Story: Acid House ist Indisch
Denkt man an die Anfänge von Acid House, landet man gedanklich
Mitte der 80er Jahre in Chicago und lange Zeit galt der bereits 1985
produzierte aber erst 1987 veröffentlichte Track „Acid Trax“ von
DJ Pierre und Earl "Spanky" Smith alias Phuture als
der erste Acid House Track. Doch die Geschichte schreibt sich etwas anders und der eigentliche
Ursprung dieser Musik liegt viel weiter zurück als die meisten
denken. Sicher ist, die Entstehung von Acid House hängt unbestreitbar mit
dem Ende 1981 entwickelten Synthesizer Roland TB-303 und seinen
Nachfolgern 808, 909 zusammen. Auch seinen Namen erhielt die Musik
mit Bestimmtheit um das Jahr 1985 in den USA und bestimmt kann der
Assoziation nachgehen, dass die zur damaligen Zeit in der Szene sehr
beliebte Droge LSD verantwortlich ist für diesen. Doch der erste Acid House entstand bereits 1982 in Indien und
macht den heute siebzigjährigen indischen Bollywood-Komponisten und Musiker Charanjit Singh zum
Entdecker von Acid House.
Charanjit Singh gehört zweifelsfrei zu den untypischen Personen
der Hindi Film Industrie der sechziger und siebziger Jahre.
Als junger Studiomusiker interpretiert der Bassist Charanjit die
ganz großen indischen Komponisten wie Burman, Laxmikant, oder den
neuen Hindi-Disco-King Bappi Lahiri, und spielt parallel dazu mit
seiner Frau Suprana auf Hochzeiten. Er ist Verfasser der Musik von
zahlreichen Bollywood Filmen.
Charanjit Singhs Familie besitzt das größte Musikgeschäft in
Bombay, somit kann er bereits Anfang der Achtziger seine ersten
Akkorde auf brandneuen Synthies spielen.
1982 machte er etwas
völlig neues, inspiriert von der aus dem Westen kommender Disco
Welle, kombinierte er diese zusammen klassischen indischer Raga
Musik. Fast über Nacht, genauer gesagt in nur 2 Tagen, entstand dank
Jupiter 6 Keyboard und Roland RB 303 & 909 das Album
"Synthesizing: Ten Ragas To A Disco Beat". Welches noch im
selben Jahr durch EMI India in der Auflage von ein paar tausend Vinyl
veröffentlicht wurde. Zwar viel beachtet durch damalige Kritiker und
auch Spielzeiten im Radio, war die LP dennoch ein kommerzieller Flop
damals, zu sehr war Charanjit Singh seiner Zeit damals voraus.
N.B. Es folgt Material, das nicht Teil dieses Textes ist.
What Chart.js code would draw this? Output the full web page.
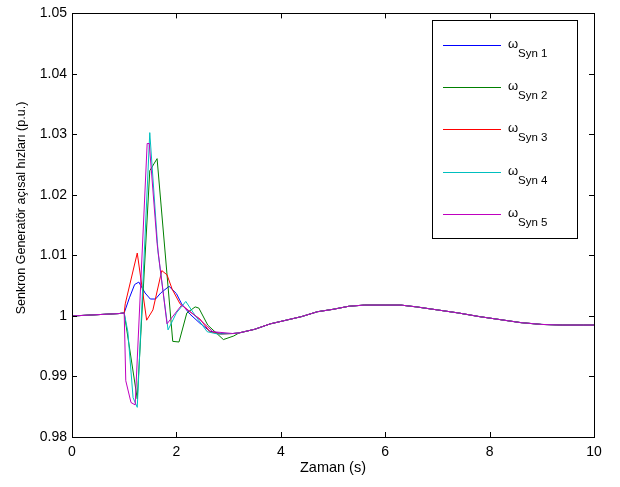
<!DOCTYPE html>
<html>
<head>
<meta charset="utf-8">
<script src="https://cdn.jsdelivr.net/npm/chart.js@4.4.0/dist/chart.umd.min.js"></script>
<style>
  body { margin: 0; background: #fff; }
  canvas { display: block; }
</style>
</head>
<body>
<canvas id="speedChart" width="620" height="487"></canvas>
<script>
// ********
// * Data *
// ********
const tailTime = [3.2, 3.5, 3.8, 4.1, 4.4, 4.7, 5.0, 5.3, 5.6, 6.0, 6.3, 6.6, 7.0, 7.4, 7.8, 8.2, 8.6, 9.0, 9.4, 9.8, 10];
const tailValues = [0.9972, 0.9978, 0.9987, 0.9993, 0.9999, 1.0007, 1.0011, 1.0016, 1.0018, 1.0018, 1.0018, 1.0015, 1.0010, 1.0005, 0.9999, 0.9994, 0.9989, 0.9986, 0.9985, 0.9985, 0.9985];

const syn1Time = [0, 0.9, 1.0, 1.1, 1.2, 1.28, 1.4, 1.5, 1.6, 1.7, 1.86, 2.0, 2.1, 2.26, 2.45, 2.64, 2.85, 3.08];
const syn1Values = [1.0, 1.0004, 1.0005, 1.003, 1.0052, 1.0056, 1.0038, 1.0028, 1.0028, 1.0038, 1.0049, 1.0037, 1.002, 1.0003, 0.9988, 0.9975, 0.9971, 0.9971];

const syn2Time = [0, 0.9, 1.0, 1.25, 1.49, 1.63, 1.93, 2.05, 2.2, 2.36, 2.43, 2.6, 2.9, 3.1];
const syn2Values = [1.0, 1.0004, 1.0005, 0.9863, 1.024, 1.026, 0.9958, 0.9957, 1.0005, 1.0015, 1.0013, 0.9985, 0.9961, 0.9967];

const syn3Time = [0, 0.9, 1.0, 1.02, 1.25, 1.43, 1.55, 1.72, 1.82, 1.92, 2.07, 2.26, 2.32, 2.45, 2.64, 2.85, 3.08];
const syn3Values = [1.0, 1.0004, 1.0005, 1.002, 1.0104, 0.9993, 1.001, 1.0075, 1.0068, 1.0044, 1.002, 1.0007, 1.0003, 0.9995, 0.9974, 0.997, 0.9971];

const syn4Time = [0, 0.9, 1.0, 1.07, 1.17, 1.25, 1.49, 1.65, 1.84, 2.0, 2.18, 2.35, 2.59, 2.8, 3.08];
const syn4Values = [1.0, 1.0004, 1.0005, 0.9974, 0.9865, 0.9849, 1.0303, 1.0104, 0.9977, 1.0005, 1.0024, 1.0002, 0.9974, 0.997, 0.9971];

const syn5Time = [0, 0.9, 1.0, 1.03, 1.13, 1.21, 1.44, 1.48, 1.63, 1.82, 2.1, 2.4, 2.7, 3.08];
const syn5Values = [1.0, 1.0004, 1.0005, 0.9893, 0.9857, 0.9853, 1.0285, 1.0285, 1.012, 0.9987, 1.0018, 0.9998, 0.9974, 0.9971];

const seriesNames = ['Syn 1', 'Syn 2', 'Syn 3', 'Syn 4', 'Syn 5'];
const seriesColors = ['#0000ff', '#008000', '#ff0000', '#00bfbf', '#bf00bf'];

const xTicks = [0, 2, 4, 6, 8, 10];
const yTicks = [0.98, 0.99, 1.0, 1.01, 1.02, 1.03, 1.04, 1.05];

// ***********
// * Helpers *
// ***********
function toPoints(times, values) {
    const pts = times.map((t, i) => ({ x: t, y: values[i] }));
    tailTime.forEach((t, i) => {
        if (t > times[times.length - 1]) {
            pts.push({ x: t, y: tailValues[i] });
        }
    });
    return pts;
}

const allSeries = [
    toPoints(syn1Time, syn1Values),
    toPoints(syn2Time, syn2Values),
    toPoints(syn3Time, syn3Values),
    toPoints(syn4Time, syn4Values),
    toPoints(syn5Time, syn5Values)
];

const FONT = '"Liberation Sans", Arial, sans-serif';

// inner ticks + full box, like matlab axes
const boxTicks = {
    id: 'boxTicks',
    afterDraw(chart) {
        const { ctx, chartArea: a, scales } = chart;
        ctx.save();
        ctx.strokeStyle = '#000';
        ctx.lineWidth = 1;
        ctx.beginPath();
        xTicks.forEach(v => {
            const px = Math.round(scales.x.getPixelForValue(v)) + 0.5;
            ctx.moveTo(px, a.bottom); ctx.lineTo(px, a.bottom - 5);
            ctx.moveTo(px, a.top); ctx.lineTo(px, a.top + 5);
        });
        yTicks.forEach(v => {
            const py = Math.round(scales.y.getPixelForValue(v)) + 0.5;
            ctx.moveTo(a.left, py); ctx.lineTo(a.left + 5, py);
            ctx.moveTo(a.right, py); ctx.lineTo(a.right - 5, py);
        });
        ctx.stroke();
        ctx.strokeRect(Math.round(a.left) + 0.5, Math.round(a.top) + 0.5, Math.round(a.right - a.left), Math.round(a.bottom - a.top));
        ctx.restore();
    }
};

// legend box with subscript labels
const omegaLegend = {
    id: 'omegaLegend',
    afterDraw(chart) {
        const ctx = chart.ctx;
        const left = 432, top = 20, w = 145, h = 218;
        ctx.save();
        ctx.fillStyle = '#fff';
        ctx.fillRect(left, top, w, h);
        ctx.strokeStyle = '#000';
        ctx.lineWidth = 1;
        ctx.strokeRect(left + 0.5, top + 0.5, w, h);
        seriesNames.forEach((name, i) => {
            const y = 45 + i * 42.2;
            ctx.strokeStyle = seriesColors[i];
            ctx.beginPath();
            ctx.moveTo(443, Math.round(y) + 0.5);
            ctx.lineTo(501, Math.round(y) + 0.5);
            ctx.stroke();
            ctx.fillStyle = '#000';
            ctx.textBaseline = 'alphabetic';
            ctx.font = '13px ' + FONT;
            ctx.fillText('ω', 508, y + 3);
            ctx.font = '11.5px ' + FONT;
            ctx.fillText(name, 518, y + 12);
        });
        ctx.restore();
    }
};

const yTitle = {
    id: 'yTitle',
    afterDraw(chart) {
        const ctx = chart.ctx;
        ctx.save();
        ctx.translate(22, 208);
        ctx.rotate(-Math.PI / 2);
        ctx.font = '12.5px ' + FONT;
        ctx.fillStyle = '#000';
        ctx.textAlign = 'center';
        ctx.textBaseline = 'middle';
        ctx.fillText('Senkron Generatör açısal hızları (p.u.)', 0, 0);
        ctx.restore();
    }
};

// **********
// * Chart *
// **********
const config = {
    type: 'line',
    data: {
        datasets: allSeries.map((pts, i) => ({
            label: 'ω ' + seriesNames[i],
            data: pts,
            borderColor: seriesColors[i],
            backgroundColor: seriesColors[i],
            borderWidth: 1,
            pointRadius: 0,
            tension: 0,
            fill: false,
            order: 5 - i
        }))
    },
    options: {
        responsive: false,
        animation: false,
        layout: { padding: { top: 7, right: 26, left: 0, bottom: 0 } },
        plugins: { legend: { display: false }, tooltip: { enabled: false } },
        scales: {
            x: {
                type: 'linear',
                min: 0,
                max: 10,
                afterBuildTicks: scale => { scale.ticks = xTicks.map(v => ({ value: v })); },
                afterFit: scale => { scale.height = 50; },
                grid: { display: false, drawTicks: false },
                border: { display: false },
                ticks: { color: '#000', padding: 7, font: { family: FONT, size: 14 } },
                title: {
                    display: true,
                    text: 'Zaman (s)',
                    color: '#000',
                    font: { family: FONT, size: 14.5 },
                    padding: { top: 0, bottom: 10 }
                }
            },
            y: {
                min: 0.98,
                max: 1.05,
                afterBuildTicks: scale => { scale.ticks = yTicks.map(v => ({ value: v })); },
                afterFit: scale => { scale.width = 72; },
                grid: { display: false, drawTicks: false },
                border: { display: false },
                ticks: {
                    color: '#000',
                    padding: 5,
                    font: { family: FONT, size: 14 },
                    callback: v => String(Number(v.toFixed(2)))
                }
            }
        }
    },
    plugins: [boxTicks, omegaLegend, yTitle]
};

const speedChart = new Chart(document.getElementById('speedChart').getContext('2d'), config);
</script>
</body>
</html>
So sehr, dass Ten Ragas To A Disco heute eigentlich schon
vergessen wäre, wäre da nicht der Holländische Autor, DJ und
Betreiber von Bombay Connection Records, Edu Bouman. Als einer der
wichtigsten Sammler für Bollywood Musik macht dieser 2002 auf einer
seiner Reisen nach Dehli eine spektakuläre Entdeckung, die ihm beim
Hören sprichwörtlich umwirft. "Back at my hotel I played it
on my portable player, and I was blown away. It sounded like acid
house, or like an ultra-minimal Kraftwerk." Doch was ihn umwirft
ist nicht nur der Sound des Albums, vielmehr ist es das was auf dem
Cover zu lesen ist, veröffentlicht 1982, fünf Jahre früher als
„Acid Trax“. Schnell wird ihm klar er hält, er hält die wohl
älteste Veröffentlichung von Acid House in der Hand.
Welche er 2010 als Remaster über das eigene Label Bombay
Connection Records veröffentlicht und somit Charanjit Singh zu
seinem verdienten späten Ruhm verhilft. Ob der sonst eher zurück
gezogen lebende, heute siebzigjährige, der sein Geld sonst eher mit
seiner Band „Charanjit Singh Orchestra“ verdient, indem er
zusammen mit seiner Frau auf Hochzeiten oder anderen Festivitäten
auftritt, bis heute realisiert hat ist fraglich. Was den sonst eher
klassische Indische Musik produzierenden Mann letztendlich dazu
veranlasst haben muss, um in nur 2 Tagen dieses zeitlose Album zu
produzieren kann wahrscheinlich nur er beantworten.
In wie weit Singhs Track wirklich diese wichtige Strömung der
Clubmusik in den USA beeinflusste, bleibt spekulativ.